Lately, whenever I wander through the ever growing field that is social media, I am greeted by the sight of a heavily tattooed Irishman squaring up to a Ben sized black man who likes to throw money around. The titanic bout that is Conor McGregor vs Floyd Mayweather Jr. is only a month away, and even though it's a stunt to fill their coffers, these two combat sport champions are (hopefully) going to engage in one hell of a fight.

But it got me thinking. Actually my first thought was how awesome it would be to train like a UFC fighter or a boxer because they are shredded as fuck. That's a plan for another day though. No, the thought that crossed my mind was whether or not Mayweather would fight McGregor in a UFC match if McGregor beat him at boxing. Would there be an ultimate third round to decide the master of all fighting? And what would it even be?

Well how about this... they should do a bake off.

Baking champion in the making
Now here me out. Imagine these two champions of their sports going toe to toe in a big tent set up at Welford Park. There would be no time for claims about being 'half black from the waist down' or that you're the IRS and you're going to tax some ass. The stress of getting rid of the flour streaks when folding in the mixture is enough to take your mind away from petty squabbles. Trust me, the struggle is real.

Glory is hard earned
I doubt Conor and Floyd would want to engage in such an event, but imagine the publicity it would get. The puns they could come up with in their press conferences as well- it's perfect! Get Mel and Sue from Bake Off to write speeches for them. TV at its finest.

On a more personal note, I'm going to openly admit my love for baking. Watching the Great British Bake Off really got me excited about dabbling in baking, and Mum was happy to oblige. Always nice to spend time with family, especially when delicious treats are on the horizon.

Good looking Christmas creations
I swell with pride when I see my efforts emerge from the oven, filling the house with the homely smell of freshly baked goods. Sometimes they come out looking perfect, sometimes it's a little bit... well... rubbish. I suck at making Battenbergs; seriously, how can you make it come out bright pink, even when using the whitest of caster sugar?!

Hooooooooooooooowwwwwwwwwwwwwwww?!
But even the best of my efforts have been publicly snubbed. For the last three years I have done battle with the fellow bakers of the Bourne in the Victoria Sandwich class at the Bourne Show, and I haven't made it into the top three yet. I feel so empty inside as I see no card next to my name, while a sugar covered (and definitely more than three egg mixture) monstrosity falsely parades around as the champion. It sickens me.

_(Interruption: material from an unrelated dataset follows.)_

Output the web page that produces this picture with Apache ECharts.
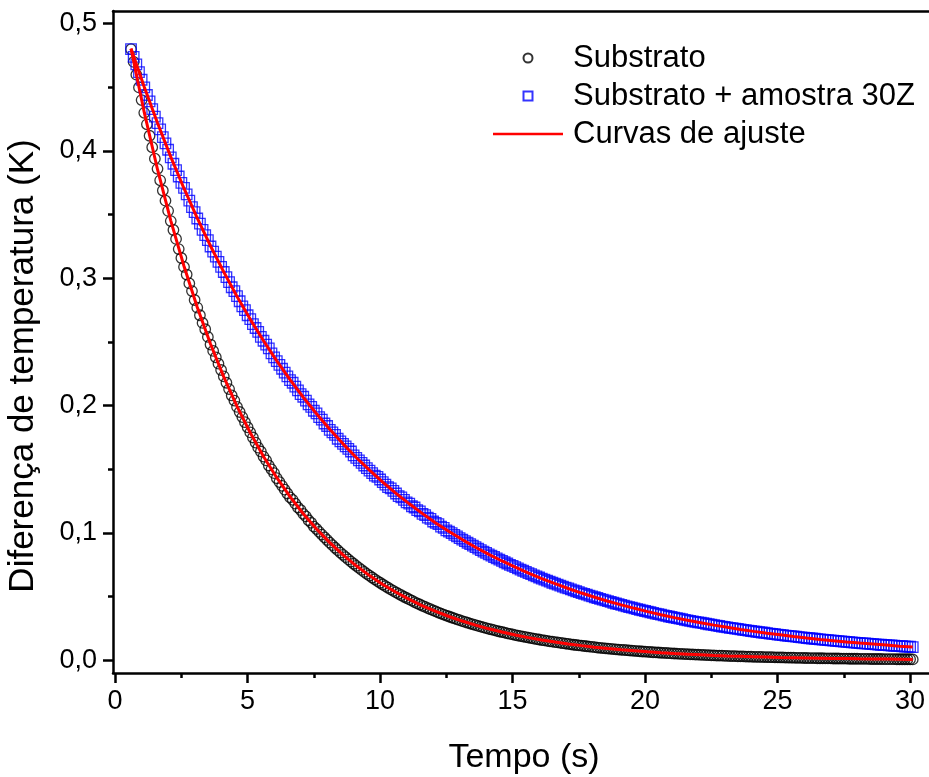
<!DOCTYPE html>
<html>
<head>
<meta charset="utf-8">
<script src="https://cdn.jsdelivr.net/npm/echarts@6/dist/echarts.min.js"></script>
<style>html,body{margin:0;padding:0;background:#fff;overflow:hidden}#c{width:929px;height:777px}</style>
</head>
<body>
<div id="c"></div>
<script>
// Sampling of the measured data: first time (s) and step (s)
const dataStart = 0.6, dataStep = 0.1;
// Fit curves sampled every 0.5 s from 0.6 s
const fitStart = 0.6, fitStep = 0.5;

const xMajorTicks = [0, 5, 10, 15, 20, 25, 30];
const yMajorTicks = [0, 0.1, 0.2, 0.3, 0.4, 0.5];

const seriesNames = ['Substrato', 'Substrato + amostra 30Z', 'Curvas de ajuste'];

const substrato = [
0.480,0.470,0.460,0.450,0.440,0.430,0.421,0.412,0.403,0.394,
0.386,0.377,0.369,0.361,0.353,0.345,0.338,0.331,0.323,0.316,
0.309,0.303,0.296,0.290,0.283,0.277,0.271,0.265,0.260,0.254,
0.248,0.243,0.238,0.233,0.228,0.223,0.218,0.213,0.208,0.204,
0.199,0.195,0.191,0.187,0.183,0.179,0.175,0.171,0.167,0.164,
0.160,0.157,0.153,0.150,0.147,0.143,0.140,0.137,0.134,0.131,
0.128,0.126,0.123,0.120,0.118,0.115,0.113,0.110,0.108,0.105,
0.1031,0.1009,0.0987,0.0966,0.0945,0.0924,0.0904,0.0884,0.0865,0.0846,
0.0828,0.0810,0.0792,0.0775,0.0758,0.0742,0.0726,0.0710,0.0694,0.0679,
0.0665,0.0650,0.0636,0.0622,0.0609,0.0595,0.0582,0.0570,0.0557,0.0545,
0.0534,0.0522,0.0511,0.0499,0.0489,0.0478,0.0468,0.0457,0.0447,0.0438,
0.0428,0.0419,0.0410,0.0401,0.0392,0.0384,0.0375,0.0367,0.0359,0.0351,
0.0344,0.0336,0.0329,0.0322,0.0315,0.0308,0.0301,0.0295,0.0288,0.0282,
0.0276,0.0270,0.0264,0.0258,0.0253,0.0247,0.0242,0.0237,0.0231,0.0226,
0.0222,0.0217,0.0212,0.0207,0.0203,0.0198,0.0194,0.0190,0.0186,0.0182,
0.0178,0.0174,0.0170,0.0166,0.0163,0.0159,0.0156,0.0152,0.0149,0.0146,
0.0143,0.0140,0.0137,0.0134,0.0131,0.0128,0.0125,0.0122,0.0120,0.0117,
0.0115,0.0112,0.0110,0.0107,0.0105,0.0103,0.0100,0.0098,0.0096,0.0094,
0.0092,0.0090,0.0088,0.0086,0.0084,0.0082,0.0081,0.0079,0.0077,0.0075,
0.0074,0.0072,0.0071,0.0069,0.0068,0.0066,0.0065,0.0063,0.0062,0.0061,
0.0059,0.0058,0.0057,0.0056,0.0054,0.0053,0.0052,0.0051,0.0050,0.0049,
0.0048,0.0047,0.0046,0.0045,0.0044,0.0043,0.0042,0.0041,0.0040,0.0039,
0.0038,0.0037,0.0037,0.0036,0.0035,0.0034,0.0033,0.0033,0.0032,0.0031,
0.0031,0.0030,0.0029,0.0029,0.0028,0.0027,0.0027,0.0026,0.0026,0.0025,
0.0025,0.0024,0.0024,0.0023,0.0023,0.0022,0.0022,0.0021,0.0021,0.0020,
0.0020,0.0019,0.0019,0.0019,0.0018,0.0018,0.0017,0.0017,0.0017,0.0016,
0.0016,0.0016,0.0015,0.0015,0.0015,0.0014,0.0014,0.0014,0.0013,0.0013,
0.0013,0.0012,0.0012,0.0012,0.0012,0.0011,0.0011,0.0011,0.0011,0.0010,
0.0010,0.0010,0.0010,0.0010,0.0009,0.0009,0.0009,0.0009,0.0009,0.0008,
0.0008,0.0008,0.0008,0.0008,0.0008,0.0007
];

const amostra30Z = [
0.480,0.474,0.468,0.462,0.456,0.450,0.444,0.439,0.433,0.427,
0.422,0.417,0.411,0.406,0.401,0.395,0.390,0.385,0.380,0.375,
0.371,0.366,0.361,0.356,0.352,0.347,0.343,0.338,0.334,0.330,
0.325,0.321,0.317,0.313,0.309,0.305,0.301,0.297,0.293,0.290,
0.286,0.282,0.278,0.275,0.271,0.268,0.264,0.261,0.258,0.254,
0.251,0.248,0.245,0.241,0.238,0.235,0.232,0.229,0.226,0.223,
0.220,0.218,0.215,0.212,0.209,0.207,0.204,0.201,0.199,0.196,
0.194,0.191,0.189,0.186,0.184,0.181,0.179,0.177,0.174,0.172,
0.170,0.168,0.166,0.164,0.161,0.159,0.157,0.155,0.153,0.151,
0.149,0.147,0.145,0.144,0.142,0.140,0.138,0.136,0.135,0.133,
0.131,0.129,0.128,0.126,0.124,0.123,0.121,0.120,0.118,0.117,
0.115,0.114,0.112,0.111,0.109,0.108,0.107,0.105,0.104,0.102,
0.1011,0.0998,0.0985,0.0973,0.0960,0.0948,0.0936,0.0923,0.0912,0.0900,
0.0888,0.0877,0.0865,0.0854,0.0843,0.0832,0.0822,0.0811,0.0800,0.0790,
0.0780,0.0770,0.0760,0.0750,0.0741,0.0731,0.0722,0.0712,0.0703,0.0694,
0.0685,0.0676,0.0667,0.0659,0.0650,0.0642,0.0634,0.0625,0.0617,0.0609,
0.0602,0.0594,0.0586,0.0579,0.0571,0.0564,0.0557,0.0549,0.0542,0.0535,
0.0528,0.0521,0.0515,0.0508,0.0502,0.0495,0.0489,0.0482,0.0476,0.0470,
0.0464,0.0458,0.0452,0.0446,0.0441,0.0435,0.0429,0.0424,0.0418,0.0413,
0.0408,0.0402,0.0397,0.0392,0.0387,0.0382,0.0377,0.0372,0.0367,0.0363,
0.0358,0.0353,0.0349,0.0344,0.0340,0.0335,0.0331,0.0327,0.0323,0.0318,
0.0314,0.0310,0.0306,0.0302,0.0298,0.0295,0.0291,0.0287,0.0283,0.0280,
0.0276,0.0272,0.0269,0.0265,0.0262,0.0259,0.0255,0.0252,0.0249,0.0246,
0.0242,0.0239,0.0236,0.0233,0.0230,0.0227,0.0224,0.0221,0.0218,0.0216,
0.0213,0.0210,0.0207,0.0205,0.0202,0.0200,0.0197,0.0194,0.0192,0.0189,
0.0187,0.0185,0.0182,0.0180,0.0178,0.0175,0.0173,0.0171,0.0169,0.0166,
0.0164,0.0162,0.0160,0.0158,0.0156,0.0154,0.0152,0.0150,0.0148,0.0146,
0.0144,0.0142,0.0141,0.0139,0.0137,0.0135,0.0133,0.0132,0.0130,0.0128,
0.0127,0.0125,0.0123,0.0122,0.0120,0.0119,0.0117,0.0116,0.0114,0.0113,
0.0111,0.0110,0.0108,0.0107,0.0106,0.0104
];

const fitSubstrato = [
0.4803,0.4303,0.3855,0.3454,0.3095,0.2773,0.2484,0.2226,0.1994,0.1787,
0.1601,0.1434,0.1285,0.1151,0.1031,0.0924,0.0828,0.0742,0.0665,0.0595,
0.0534,0.0478,0.0428,0.0384,0.0344,0.0308,0.0276,0.0247,0.0222,0.0198,
0.0178,0.0159,0.0143,0.0128,0.0115,0.0103,0.0092,0.0082,0.0074,0.0066,
0.0059,0.0053,0.0048,0.0043,0.0038,0.0034,0.0031,0.0028,0.0025,0.0022,
0.0020,0.0018,0.0016,0.0014,0.0013,0.0011,0.0010,0.0009,0.0008,0.0007
];

const fitAmostra30Z = [
0.4805,0.4503,0.4220,0.3954,0.3706,0.3473,0.3254,0.3050,0.2858,0.2678,
0.2510,0.2352,0.2204,0.2066,0.1936,0.1814,0.1700,0.1593,0.1493,0.1399,
0.1311,0.1229,0.1152,0.1079,0.1011,0.0948,0.0888,0.0832,0.0780,0.0731,
0.0685,0.0642,0.0602,0.0564,0.0528,0.0495,0.0464,0.0435,0.0408,0.0382,
0.0358,0.0335,0.0314,0.0295,0.0276,0.0259,0.0242,0.0227,0.0213,0.0200,
0.0187,0.0175,0.0164,0.0154,0.0144,0.0135,0.0127,0.0119,0.0111,0.0104
];

function pair(start, step, ys) {
  return ys.map((y, i) => [Math.round((start + step * i) * 10) / 10, y]);
}

const FONT = '"Liberation Sans", Arial, Helvetica, sans-serif';
const fmt = v => v.toFixed(1).replace('.', ',');
const AXW = 2.5;
const X_MIN = -0.08, X_MAX = 30.94, Y_MIN = -0.01, Y_MAX = 0.51;
const minorTick = {show: true, splitNumber: 2, length: 5, lineStyle: {color: '#000', width: AXW}};

const chart = echarts.init(document.getElementById('c'), null, {renderer: 'canvas'});
chart.setOption({
  animation: false,
  backgroundColor: '#fff',
  textStyle: {fontFamily: FONT, color: '#000'},
  grid: {left: 113, top: 11, width: 822, bottom: 104, containLabel: false, outerBoundsMode: 'none', show: false},
  legend: {
    orient: 'vertical', left: 493, top: 42, padding: 0,
    itemWidth: 70, itemHeight: 9, itemGap: 6,
    textStyle: {fontSize: 31, color: '#000', fontFamily: FONT, lineHeight: 32, padding: [0, 0, 0, 5]},
    data: [
      {name: seriesNames[0], icon: 'circle'},
      {name: seriesNames[1], icon: 'path://M0,0L10,0L10,10L0,10Z'},
      {name: seriesNames[2], icon: 'path://M0,0L70,0L70,2.6L0,2.6Z', itemStyle: {color: '#ff0000', borderWidth: 0}}
    ]
  },
  xAxis: [
    {
      type: 'value', position: 'bottom', min: X_MIN, max: X_MAX, splitNumber: 6,
      name: 'Tempo (s)', nameLocation: 'middle', nameGap: 68,
      nameTextStyle: {fontSize: 34, color: '#000', fontFamily: FONT},
      axisLine: {show: true, onZero: false, lineStyle: {color: '#000', width: AXW}},
      axisTick: {show: true, inside: false, length: 10, lineStyle: {color: '#000', width: AXW}, customValues: xMajorTicks},
      minorTick: minorTick,
      axisLabel: {show: true, fontSize: 27, color: '#000', fontFamily: FONT, margin: 15, customValues: xMajorTicks, formatter: v => String(v)},
      splitLine: {show: false}, minorSplitLine: {show: false}
    },
    {
      type: 'value', position: 'top', min: X_MIN, max: X_MAX,
      axisLine: {show: true, onZero: false, lineStyle: {color: '#000', width: AXW}},
      axisTick: {show: false},
      axisLabel: {show: false},
      splitLine: {show: false}
    }
  ],
  yAxis: [
    {
      type: 'value', position: 'left', min: Y_MIN, max: Y_MAX, splitNumber: 5,
      name: 'Diferença de temperatura (K)', nameLocation: 'middle', nameGap: 72,
      nameTextStyle: {fontSize: 35, color: '#000', fontFamily: FONT, padding: [0, 48, 0, 0]},
      axisLine: {show: true, onZero: false, lineStyle: {color: '#000', width: AXW}},
      axisTick: {show: true, inside: false, length: 10, lineStyle: {color: '#000', width: AXW}, customValues: yMajorTicks},
      minorTick: minorTick,
      axisLabel: {show: true, fontSize: 27, color: '#000', fontFamily: FONT, margin: 16, customValues: yMajorTicks, formatter: fmt},
      splitLine: {show: false}, minorSplitLine: {show: false}
    }
  ],
  series: [
    {
      name: seriesNames[0], type: 'scatter', xAxisIndex: 0, yAxisIndex: 0, z: 2,
      symbol: 'circle', symbolSize: 10.5,
      itemStyle: {color: 'rgba(255,255,255,0)', borderColor: '#000', borderWidth: 1.3},
      data: pair(dataStart, dataStep, substrato)
    },
    {
      name: seriesNames[1], type: 'scatter', xAxisIndex: 0, yAxisIndex: 0, z: 3,
      symbol: 'rect', symbolSize: 10.5,
      itemStyle: {color: 'rgba(255,255,255,0)', borderColor: '#0000ff', borderWidth: 1.3},
      data: pair(dataStart, dataStep, amostra30Z)
    },
    {
      name: seriesNames[2], type: 'line', xAxisIndex: 0, yAxisIndex: 0, z: 4,
      symbol: 'none', showSymbol: false, smooth: false,
      lineStyle: {color: '#ff0000', width: 3}, itemStyle: {color: '#ff0000'},
      data: pair(fitStart, fitStep, fitSubstrato)
    },
    {
      name: seriesNames[2], type: 'line', xAxisIndex: 0, yAxisIndex: 0, z: 4,
      symbol: 'none', showSymbol: false, smooth: false,
      lineStyle: {color: '#ff0000', width: 3}, itemStyle: {color: '#ff0000'},
      data: pair(fitStart, fitStep, fitAmostra30Z)
    }
  ]
});
</script>
</body>
</html>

Another year, another clear attack by the Women's Institute
I can moan and feel sorry for myself, but at the end of the day it's all about the taking part. Besides, the best feeling is sharing your creation with friends and family and, although the compliments may be a straight up lie, praise is praise. The favouritism of the Women's Institute and their questionable judging can't kill my spirit.

My brownies are world famous, I believe
Perhaps 2018 shall bring about a change in fortune. Could there be an incredible victory, which would lead to the biggest party that Lower Bourne has ever seen? Only time will tell. But I will tell you this. 'There is a specter haunting Europe, the specter of a young socialist baker'. Oppression, especially when eternal baking glory is at stake, cannot last.